Records supplied:
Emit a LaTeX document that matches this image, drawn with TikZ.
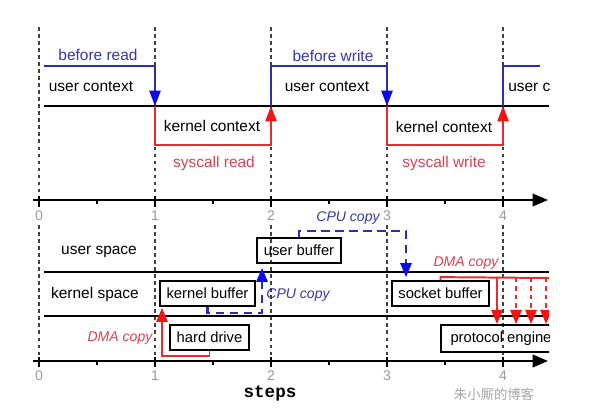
\documentclass[tikz,border=0pt]{standalone}
\usepackage{fontspec}
\setmainfont{Liberation Sans}
\setmonofont{Liberation Mono}
\newfontfamily\cjk{Noto Sans CJK SC}
\usetikzlibrary{arrows.meta,calc}
\definecolor{ctxblue}{RGB}{45,45,185}
\definecolor{tipblue}{RGB}{10,10,235}
\definecolor{ctxred}{RGB}{228,45,45}
\definecolor{tipred}{RGB}{240,20,20}
\definecolor{lblblue}{RGB}{55,55,165}
\definecolor{lblred}{RGB}{214,68,82}
\begin{document}
\begin{tikzpicture}[x=0.025cm, y=-0.025cm,
  lbl/.style={font=\fontsize{11}{13}\selectfont, inner sep=0},
  num/.style={font=\fontsize{10}{12}\selectfont, text=black!40, inner sep=0},
  cpulbl/.style={font=\itshape\fontsize{10}{12}\selectfont, text=lblblue, inner sep=0},
  dmalbl/.style={font=\itshape\fontsize{10}{12}\selectfont, text=lblred, inner sep=0},
  buf/.style={draw, line width=1.4pt, font=\fontsize{10.5}{12}\selectfont, minimum height=0.62cm, inner sep=2pt},
  rule/.style={line width=1.3pt},
  axis/.style={line width=1.5pt, -{Triangle[width=9pt,length=11pt]}},
  guide/.style={line width=0.9pt, black!75, dash pattern=on 2.5pt off 2.5pt},
  usr/.style={ctxblue, line width=1.4pt, -{Triangle[width=8pt,length=11pt,color=tipblue]}},
  usrline/.style={ctxblue, line width=1.4pt},
  krn/.style={ctxred, line width=1.4pt, -{Triangle[width=8pt,length=11pt,color=tipred]}},
  cpucopy/.style={ctxblue, line width=1.6pt, dash pattern=on 6pt off 4pt, -{Triangle[width=8pt,length=10pt,color=tipblue]}},
  dmacopy/.style={ctxred, line width=1.4pt, -{Triangle[width=8pt,length=10pt,color=tipred]}}]
\fill[white] (0,0) rectangle (611,415);
\useasboundingbox (0,0) rectangle (611,415);

\begin{scope}
\clip (0,0) rectangle (549,415);
% step grid
\foreach \i in {0,...,4}{
  \coordinate (hi\i) at (39+116*\i,66);
  \coordinate (mid\i) at (39+116*\i,106);
  \coordinate (lo\i) at (39+116*\i,145);
  \draw[guide] (39+116*\i,27) -- (39+116*\i,200);
  \draw[guide] (39+116*\i,225) -- (39+116*\i,361);
  \node[num] (tt\i) at (39+116*\i,216) {\i};
  \node[num] (tb\i) at (39+116*\i,376) {\i};
  \draw[line width=1.3pt] (39+116*\i,196) -- ++(0,11);
  \draw[line width=1.3pt] (39+116*\i,357) -- ++(0,10);
  \draw[line width=0.8pt] (97+116*\i,200) -- ++(0,4);
  \draw[line width=0.8pt] (97+116*\i,361) -- ++(0,4);
}
\draw[axis] (33,200) -- (548,200);
\draw[axis] (33,361) -- (548,361);

% contexts
\draw[rule] (44,106) -- (549,106);
\coordinate (start) at (44,66);
\coordinate (stop) at (540,66);
\draw[usr] (start) -- (hi1) -- (mid1);
\draw[krn] (mid1) -- (lo1) -- (lo2) -- (mid2);
\draw[usr] (mid2) -- (hi2) -- (hi3) -- (mid3);
\draw[krn] (mid3) -- (lo3) -- (lo4) -- (mid4);
\draw[usrline] (mid4) -- (hi4) -- (stop);

\node[lbl, text=lblblue] (bread) at (98,55) {before read};
\node[lbl] (uctx1) at (91,87) {user context};
\node[lbl] (kctx1) at (212,126) {kernel context};
\node[lbl, text=lblred] (sread) at (214,163) {syscall read};
\node[lbl, text=lblblue] (bwrite) at (333,56) {before write};
\node[lbl] (uctx2) at (327,87) {user context};
\node[lbl] (kctx2) at (444,127) {kernel context};
\node[lbl, text=lblred] (swrite) at (444,163) {syscall write};
\node[lbl, anchor=west] (uctx3) at (508,87) {user context};

% spaces
\draw[rule] (44,272) -- (549,272);
\draw[rule] (44,316) -- (549,316);
\node[lbl] (uspace) at (99,252) {user space};
\node[lbl] (kspace) at (95,294) {kernel space};

\node[buf, minimum width=2.375cm] (kbuf) at (207.5,293.5) {kernel buffer};
\node[buf, minimum width=1.975cm] (hdrv) at (209.5,337.5) {hard drive};
\node[buf, minimum width=2.1cm] (ubuf) at (299,250.5) {user buffer};
\node[buf, minimum width=2.425cm] (sbuf) at (440.5,293.5) {socket buffer};
\node[buf, minimum width=3cm, minimum height=0.675cm] (peng) at (501,338.5) {protocol engine};

\draw[dmacopy] (hdrv.south) -- ++(0,5) -| ($(kbuf.south west)+(3,1)$);
\draw[cpucopy] (kbuf.south) -- ++(0,6) -| ($(ubuf.south west)+(6,4)$);
\draw[cpucopy] (ubuf.north) -- ++(0,-6) -| ($(sbuf.north west)+(15,-3)$);
\coordinate (dmaend) at (549,278);
\draw[ctxred, line width=1.4pt] (sbuf.north) -- ++(0,-3) -- (dmaend);
\draw[dmacopy] (497,278) -- (497,278 |- peng.north);
\foreach \x in {516,531,546}
  \draw[dmacopy, dash pattern=on 3pt off 3pt] (\x,278) -- (\x,278 |- peng.north);

\node[cpulbl] (cpu1) at (298,295) {CPU copy};
\node[cpulbl] (cpu2) at (348,218) {CPU copy};
\node[dmalbl] (dma1) at (120,338) {DMA copy};
\node[dmalbl] (dma2) at (466,263) {DMA copy};
\end{scope}

\node[font=\ttfamily\bfseries\fontsize{12.5}{14}\selectfont, inner sep=0] (steps) at (270,393) {steps};
\node[font=\cjk\fontsize{9.5}{11}\selectfont, text=black!35, inner sep=0] (mark) at (494,394) {朱小厮的博客};
\end{tikzpicture}
\end{document}
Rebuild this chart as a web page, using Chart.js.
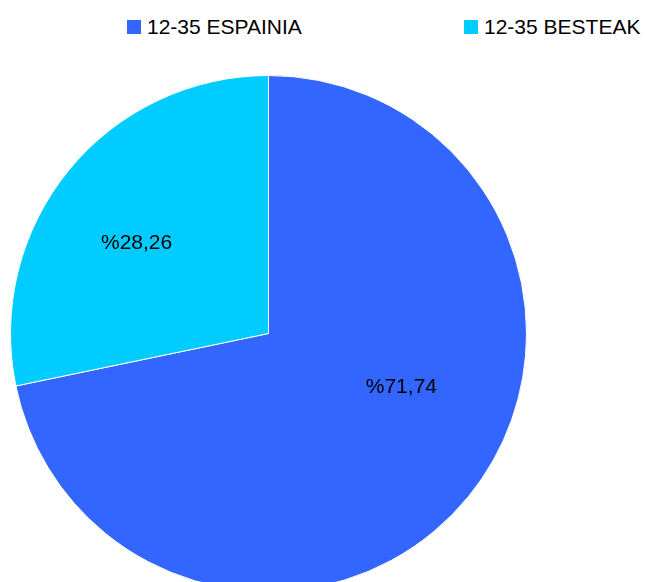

The exercise: Transcribe each entry above exactly, apart from the pictures.

Final answer:
Emit a LaTeX document that matches this image, drawn with TikZ.
\documentclass[tikz,border=0pt]{standalone}
\usepackage{fontspec}
\setmainfont{Liberation Sans}
\setmonofont{Liberation Mono}
\newfontfamily\cjk{Noto Sans CJK SC}
\usetikzlibrary{arrows.meta,calc}
\definecolor{ctxblue}{RGB}{45,45,185}
\definecolor{tipblue}{RGB}{10,10,235}
\definecolor{ctxred}{RGB}{228,45,45}
\definecolor{tipred}{RGB}{240,20,20}
\definecolor{lblblue}{RGB}{55,55,165}
\definecolor{lblred}{RGB}{214,68,82}
\begin{document}
\begin{tikzpicture}[x=0.025cm, y=-0.025cm,
  lbl/.style={font=\fontsize{11}{13}\selectfont, inner sep=0},
  num/.style={font=\fontsize{10}{12}\selectfont, text=black!40, inner sep=0},
  cpulbl/.style={font=\itshape\fontsize{10}{12}\selectfont, text=lblblue, inner sep=0},
  dmalbl/.style={font=\itshape\fontsize{10}{12}\selectfont, text=lblred, inner sep=0},
  buf/.style={draw, line width=1.4pt, font=\fontsize{10.5}{12}\selectfont, minimum height=0.62cm, inner sep=2pt},
  rule/.style={line width=1.3pt},
  axis/.style={line width=1.5pt, -{Triangle[width=9pt,length=11pt]}},
  guide/.style={line width=0.9pt, black!75, dash pattern=on 2.5pt off 2.5pt},
  usr/.style={ctxblue, line width=1.4pt, -{Triangle[width=8pt,length=11pt,color=tipblue]}},
  usrline/.style={ctxblue, line width=1.4pt},
  krn/.style={ctxred, line width=1.4pt, -{Triangle[width=8pt,length=11pt,color=tipred]}},
  cpucopy/.style={ctxblue, line width=1.6pt, dash pattern=on 6pt off 4pt, -{Triangle[width=8pt,length=10pt,color=tipblue]}},
  dmacopy/.style={ctxred, line width=1.4pt, -{Triangle[width=8pt,length=10pt,color=tipred]}}]
\fill[white] (0,0) rectangle (611,415);
\useasboundingbox (0,0) rectangle (611,415);

\begin{scope}
\clip (0,0) rectangle (549,415);
% step grid
\foreach \i in {0,...,4}{
  \coordinate (hi\i) at (39+116*\i,66);
  \coordinate (mid\i) at (39+116*\i,106);
  \coordinate (lo\i) at (39+116*\i,145);
  \draw[guide] (39+116*\i,27) -- (39+116*\i,200);
  \draw[guide] (39+116*\i,225) -- (39+116*\i,361);
  \node[num] (tt\i) at (39+116*\i,216) {\i};
  \node[num] (tb\i) at (39+116*\i,376) {\i};
  \draw[line width=1.3pt] (39+116*\i,196) -- ++(0,11);
  \draw[line width=1.3pt] (39+116*\i,357) -- ++(0,10);
  \draw[line width=0.8pt] (97+116*\i,200) -- ++(0,4);
  \draw[line width=0.8pt] (97+116*\i,361) -- ++(0,4);
}
\draw[axis] (33,200) -- (548,200);
\draw[axis] (33,361) -- (548,361);

% contexts
\draw[rule] (44,106) -- (549,106);
\coordinate (start) at (44,66);
\coordinate (stop) at (540,66);
\draw[usr] (start) -- (hi1) -- (mid1);
\draw[krn] (mid1) -- (lo1) -- (lo2) -- (mid2);
\draw[usr] (mid2) -- (hi2) -- (hi3) -- (mid3);
\draw[krn] (mid3) -- (lo3) -- (lo4) -- (mid4);
\draw[usrline] (mid4) -- (hi4) -- (stop);

\node[lbl, text=lblblue] (bread) at (98,55) {before read};
\node[lbl] (uctx1) at (91,87) {user context};
\node[lbl] (kctx1) at (212,126) {kernel context};
\node[lbl, text=lblred] (sread) at (214,163) {syscall read};
\node[lbl, text=lblblue] (bwrite) at (333,56) {before write};
\node[lbl] (uctx2) at (327,87) {user context};
\node[lbl] (kctx2) at (444,127) {kernel context};
\node[lbl, text=lblred] (swrite) at (444,163) {syscall write};
\node[lbl, anchor=west] (uctx3) at (508,87) {user context};

% spaces
\draw[rule] (44,272) -- (549,272);
\draw[rule] (44,316) -- (549,316);
\node[lbl] (uspace) at (99,252) {user space};
\node[lbl] (kspace) at (95,294) {kernel space};

\node[buf, minimum width=2.375cm] (kbuf) at (207.5,293.5) {kernel buffer};
\node[buf, minimum width=1.975cm] (hdrv) at (209.5,337.5) {hard drive};
\node[buf, minimum width=2.1cm] (ubuf) at (299,250.5) {user buffer};
\node[buf, minimum width=2.425cm] (sbuf) at (440.5,293.5) {socket buffer};
\node[buf, minimum width=3cm, minimum height=0.675cm] (peng) at (501,338.5) {protocol engine};

\draw[dmacopy] (hdrv.south) -- ++(0,5) -| ($(kbuf.south west)+(3,1)$);
\draw[cpucopy] (kbuf.south) -- ++(0,6) -| ($(ubuf.south west)+(6,4)$);
\draw[cpucopy] (ubuf.north) -- ++(0,-6) -| ($(sbuf.north west)+(15,-3)$);
\coordinate (dmaend) at (549,278);
\draw[ctxred, line width=1.4pt] (sbuf.north) -- ++(0,-3) -- (dmaend);
\draw[dmacopy] (497,278) -- (497,278 |- peng.north);
\foreach \x in {516,531,546}
  \draw[dmacopy, dash pattern=on 3pt off 3pt] (\x,278) -- (\x,278 |- peng.north);

\node[cpulbl] (cpu1) at (298,295) {CPU copy};
\node[cpulbl] (cpu2) at (348,218) {CPU copy};
\node[dmalbl] (dma1) at (120,338) {DMA copy};
\node[dmalbl] (dma2) at (466,263) {DMA copy};
\end{scope}

\node[font=\ttfamily\bfseries\fontsize{12.5}{14}\selectfont, inner sep=0] (steps) at (270,393) {steps};
\node[font=\cjk\fontsize{9.5}{11}\selectfont, text=black!35, inner sep=0] (mark) at (494,394) {朱小厮的博客};
\end{tikzpicture}
\end{document}
Rebuild this chart as a web page, using Chart.js.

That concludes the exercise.